N. Qalander - On voulait d’abord entendre les forces de la résistance libanaise. On cherchait à créer, sur le long terme, des contacts permanents, pour pouvoir mettre la résistance libanaise en relation avec le mouvement social et altermondialiste, à l’image de ce que nous avons fait en Palestine. L’un de nos buts était d’organiser de futures missions internationales de témoignage qui puissent rendre compte des conséquences des bombardements israéliens.
Le front de la résistance libanaise regroupe des partis aux projets de société bien différents. Comment cette association est-elle possible ?
N. Qalander - Les principales forces de ce regroupement, le Hezbollah et le Parti communiste libanais, sont d’accord sur la question nationale : l’occupation israélienne des territoires libanais et la libération des prisonniers libanais détenus en Israël. Il y a quelques années, le Hezbollah a fait libérer beaucoup de prisonniers membres du Parti communiste libanais, et il continue de revendiquer la libération de militants communistes. Ensuite, ils ont des points communs concernant certaines questions sociales. Le Hezbollah et le PCL ont ainsi organisé la manifestation en défense des services publics libanais, le 10 mai dernier. Donc, même si le projet de société à long terme n’est pas le même, il y a des points d’accord tactiques.
L’armée israélienne a pilonné certaines parties du Liban, engendrant des dégâts humains et matériels colossaux. Qu’as-tu pu observer ?

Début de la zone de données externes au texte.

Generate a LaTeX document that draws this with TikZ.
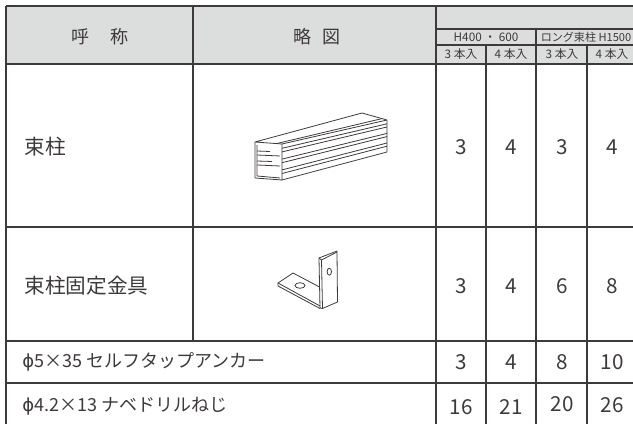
\documentclass[tikz,border=0pt]{standalone}
\usepackage{fontspec}
\setmainfont{Noto Sans CJK JP}
\newfontfamily\greekfont{DejaVu Sans}
\definecolor{rulegray}{HTML}{3E3A39}
\definecolor{headgray}{HTML}{DCDDDD}
\tikzset{every picture/.style={line width=0.75pt}}
\tikzset{
  rule/.style={draw=rulegray, line width=0.9pt},
  part/.style={draw=rulegray, line width=0.6pt, line join=round},
  headtxt/.style={font=\fontsize{13.5}{13.5}\selectfont, text=rulegray},
  subtxt/.style={font=\fontsize{8.8}{8.8}\selectfont, text=rulegray, inner sep=0pt},
  nametxt/.style={anchor=west, font=\fontsize{15.5}{15.5}\selectfont, text=rulegray, inner sep=0pt},
  itemtxt/.style={anchor=west, font=\fontsize{13.5}{13.5}\selectfont, text=rulegray, inner sep=0pt},
  numtxt/.style={font=\fontsize{15.5}{15.5}\selectfont, text=rulegray},
}
\newcommand{\phisign}{{\greekfont ϕ}}

\begin{document}
\begin{tikzpicture}[x=0.75pt,y=0.75pt,yscale=-1,xscale=1]
\useasboundingbox (0,0) rectangle (633,424);

%Shape: Rectangle [header fill]
\fill[headgray] (6,6) rectangle (640,64);

%Straight Lines [rows]
\draw[rule] (6,6) -- (640,6);
\draw[rule] (436,29) -- (640,29);
\draw[rule] (436,45) -- (640,45);
\draw[rule] (6,64) -- (640,64);
\draw[rule] (6,227) -- (640,227);
\draw[rule] (6,341) -- (640,341);
\draw[rule] (6,383) -- (640,383);
%Straight Lines [columns]
\draw[rule] (6,6) -- (6,426);
\draw[rule] (193,6) -- (193,341);
\draw[rule] (436,6) -- (436,426);
\draw[rule] (486,45) -- (486,426);
\draw[rule] (536,29) -- (536,426);
\draw[rule] (587,45) -- (587,426);

% Text Node
\node[headtxt] (callname) at (100,37) {呼\hspace{1.2em}称};
% Text Node
\node[headtxt] (sketch) at (317,37) {略\hspace{0.6em}図};
% Text Node
\node[subtxt] (shortset) at (486,37) {H400 ・ 600};
% Text Node
\node[subtxt, font=\fontsize{8.3}{8.3}\selectfont] (longset) at (586,37) {ロング束柱 H1500};
% Text Node
\node[subtxt] (packa) at (461,54) {3 本入};
\node[subtxt] (packb) at (511,54) {4 本入};
\node[subtxt] (packc) at (562,54) {3 本入};
\node[subtxt] (packd) at (612,54) {4 本入};

% Text Node
\node[nametxt] (post) at (24,147) {束柱};
\node[nametxt] (bracket) at (24,286) {束柱固定金具};
\node[itemtxt] (anchor) at (22,362) {\phisign 5×35 セルフタップアンカー};
\node[itemtxt] (screw) at (22,406) {\phisign 4.2×13 ナベドリルねじ};

% Text Node [counts]
\node[numtxt] (posta) at (461,147) {3};
\node[numtxt] (postb) at (511,147) {4};
\node[numtxt] (postc) at (562,147) {3};
\node[numtxt] (postd) at (612,147) {4};
\node[numtxt] (bracketa) at (461,286) {3};
\node[numtxt] (bracketb) at (511,286) {4};
\node[numtxt] (bracketc) at (562,286) {6};
\node[numtxt] (bracketd) at (612,286) {8};
\node[numtxt] (anchora) at (461,362) {3};
\node[numtxt] (anchorb) at (511,362) {4};
\node[numtxt] (anchorc) at (562,362) {8};
\node[numtxt] (anchord) at (612,362) {10};
\node[numtxt] (screwa) at (461,407) {16};
\node[numtxt] (screwb) at (511,407) {21};
\node[numtxt] (screwc) at (562,404) {20};
\node[numtxt] (screwd) at (612,405) {26};

%Shape: Square post
\draw[part] (255,142) -- (362,113) -- (387,120) -- (282,144) -- cycle;
\draw[part] (282,144) -- (282,180) -- (387,152) -- (387,120);
\draw[part] (255,142) -- (255,178) -- (282,180);
\draw[part] (276.6,143.6) -- (382,118.6);
%Straight Lines [grooves]
\draw[part] (282,148.3) -- (387,123.8);
\draw[part] (282,151.9) -- (387,127);
\draw[part] (282,159.1) -- (387,133.4);
\draw[part] (282,162.7) -- (387,136.6);
\draw[part] (282,169.9) -- (387,143);
\draw[part] (282,173.5) -- (387,146.2);
%Straight Lines [inside]
\draw[part] (257,145) -- (257,176) -- (280,178);
\draw[part] (257,151) -- (270,151.5);
\draw[part] (257,155) -- (280,156);
\draw[part] (257,161) -- (272,161.5);
\draw[part] (257,165) -- (280,166);

%Shape: L bracket
\draw[part] (319,258) -- (337,251) -- (337.5,302) -- (322.5,308.5) -- (320,308) -- cycle;
\draw[part] (319,258) -- (321.5,260) -- (337,252);
\draw[part] (321.5,260) -- (322.5,308.5);
\draw[part] (319.5,287) -- (293,273) -- (278,283) -- (320,306);
\draw[part] (278,283) -- (278,286) -- (320,308.5);
\draw[part] (329.3,271.7) ellipse (2.2 and 3.5);
\draw[part] (300,285.5) ellipse (5 and 2.8);

\end{tikzpicture}
\end{document}
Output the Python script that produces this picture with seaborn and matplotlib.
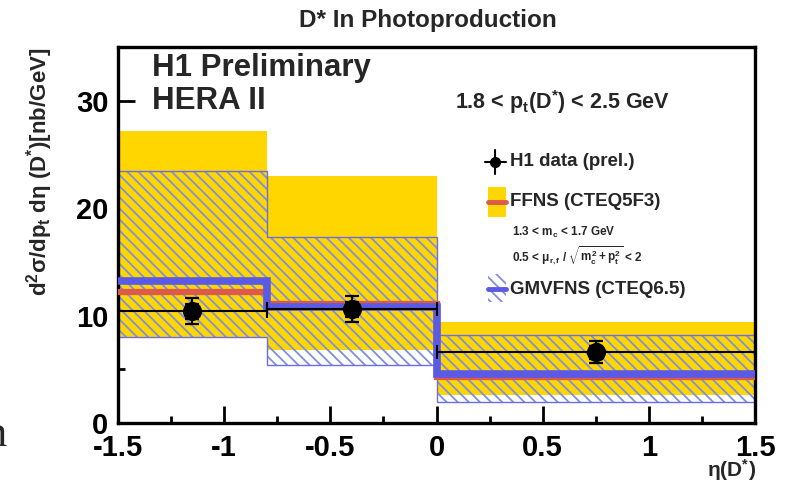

N. Qalander - La délégation est restée à Beyrouth. De nombreux quartiers de la capitale ont été bombardés, dont celui d’Haret Hreik que nous avons visité. Là, tous les habitants avaient été évacués et un immeuble sur deux avait été bombardé. Les écoles de Beyrouth ont dû être rouvertes pour accueillir près de 30 000 personnes, ce qui va engendrer de nombreux problèmes à la rentrée scolaire. De nombreuses tentes prenaient place dans les quartiers bourgeois, non visés par les bombardements. Sinon, tout le pays était touché par la guerre : l’essence manquait, l’alimentation en eau était défectueuse, les camions étaient bombardés... Dans le sud du Liban, certains villages ont été rayés de la carte. Les bombardements israéliens sont à l’origine d’un flot d’un million de réfugiés (sur quatre millions d’habitants) : la plupart ont rejoint leur famille dans d’autres quartiers, 250 000 sont partis en Syrie, et le reste dans les écoles.
Quel est le sentiment de la population ?
N. Qalander - J’ai senti une très forte volonté de résistance, toutes confessions confondues. Par exemple, lors d’une manifestation faisant suite au massacre de Canaa - 50 morts lors d’un bombardement -, on voyait des jeunes filles chrétiennes non voilées tenant le drapeau du Hezbollah... Un des buts des Israéliens et des Américains était de diviser les Libanais et de jouer sur les clivages confessionnels. Mais ils ont échoué : la population reste unie.